The University of Washington and NASA are preparing for a campaign next winter to measure rain in America’s rainiest place: the Olympic Peninsula, famed for its dripping rainforests, snowy mountain peaks and cloudy vampire novels.

trees and clouds

Clouds on the Olympic Peninsula’s Hurricane Ridge.Danny Novo / Flickr

This coming fall, the drops and flakes will be tracked as never before. Researchers are preparing for OLYMPEX, a ground-based effort to calibrate and validate precipitation measurements made by the Global Precipitation Measurement (GPM) constellation of satellites. An international collaboration including the Japanese Aerospace Exploration Agency and NASA recently launched the core GPM satellite, equipped with new instruments that can measure a range of precipitation intensities, from light snowfall to heavy tropical rain.

“It’s exciting to have all these things come together, measuring storm systems in all these different ways,” said Lynn McMurdie, a UW research scientist in atmospheric sciences.

Robert Houze, professor of atmospheric sciences, is the other UW lead on the project to validate the new satellites’ data.

The Olympic Peninsula is an ideal location to conduct a precipitation field campaign.
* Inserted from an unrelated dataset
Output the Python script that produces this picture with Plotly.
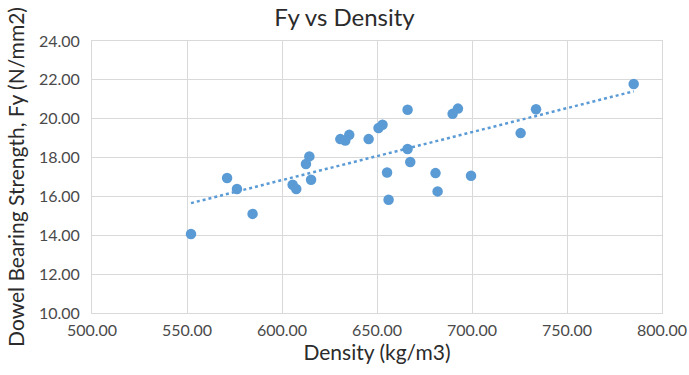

It is situated within an active storm track and offers a unique venue to monitor storm systems and their evolution as they cross from the ocean to the coastal lowlands, and over complex terrain.

The high-tech storm watch will track weather from the air and on the ground. The most intense phase of the project is scheduled to start after the first week of November and continue for six weeks. Other sensors will stay on the ground throughout the winter until the spring thaw.

The ground campaign will include several dual-polarization weather radars to complement the one installed in 2011 on Washington’s coast, as well as other special ground instruments measuring the type and amount of precipitation. Research aircraft carrying instruments similar to those on the GPM core satellite will fly over the ocean and over the weather radars and other ground sensors.

Instruments will measure the exact amount of precipitation in different places, determine the height where snow turns to rain in a storm system, and even measure the size of the drops – whether the precipitation falls as many small drops, or fewer big drops.

“The size of the drops tells us something about the processes that are creating the rain, and is an important quantity used in the precipitation algorithms for the satellite,” McMurdie said.

clear plastic rain gauge

Rain gauges on volunteers’ property helps better track storms.CoCoRaHS

As part of the current gear-up phase, the team is asking the community for help. Residents from around the state, but especially from the Olympic Peninsula and Chehalis River basin to the south, are being sought to monitor precipitation. The citizen-science Community Collaborative Rain, Hail and Snow Network is helping with the recruitment. The network, which has operated in Washington since 2008, has more than 400 active volunteers, with 58 of those on the Olympic Peninsula.

The national volunteer rain-monitoring effort began in Colorado after a flash flood in 1997 was poorly forecasted by weather models and came as a surprise, killing five people and causing millions of dollars in damage.

Volunteers buy a $30 rain gauge, install it on their property, and then check it and report by computer each morning. Data from volunteers inside the study area will be entered into the NASA project database.

The data also will be used by UW doctoral student Diana Gergel, who is installing rain gauges throughout the Chehalis River basin to understand how satellite precipitation estimates match up with actual river flows. The project is starting now and next year Gergel expects to deploy 30 to 50 rain gauges. The NASA-funded study, led by Bart Nijssen, research associate professor in civil and environmental engineering, will help to predict flooding in that region by building better models that use satellite data to forecast extreme precipitation events.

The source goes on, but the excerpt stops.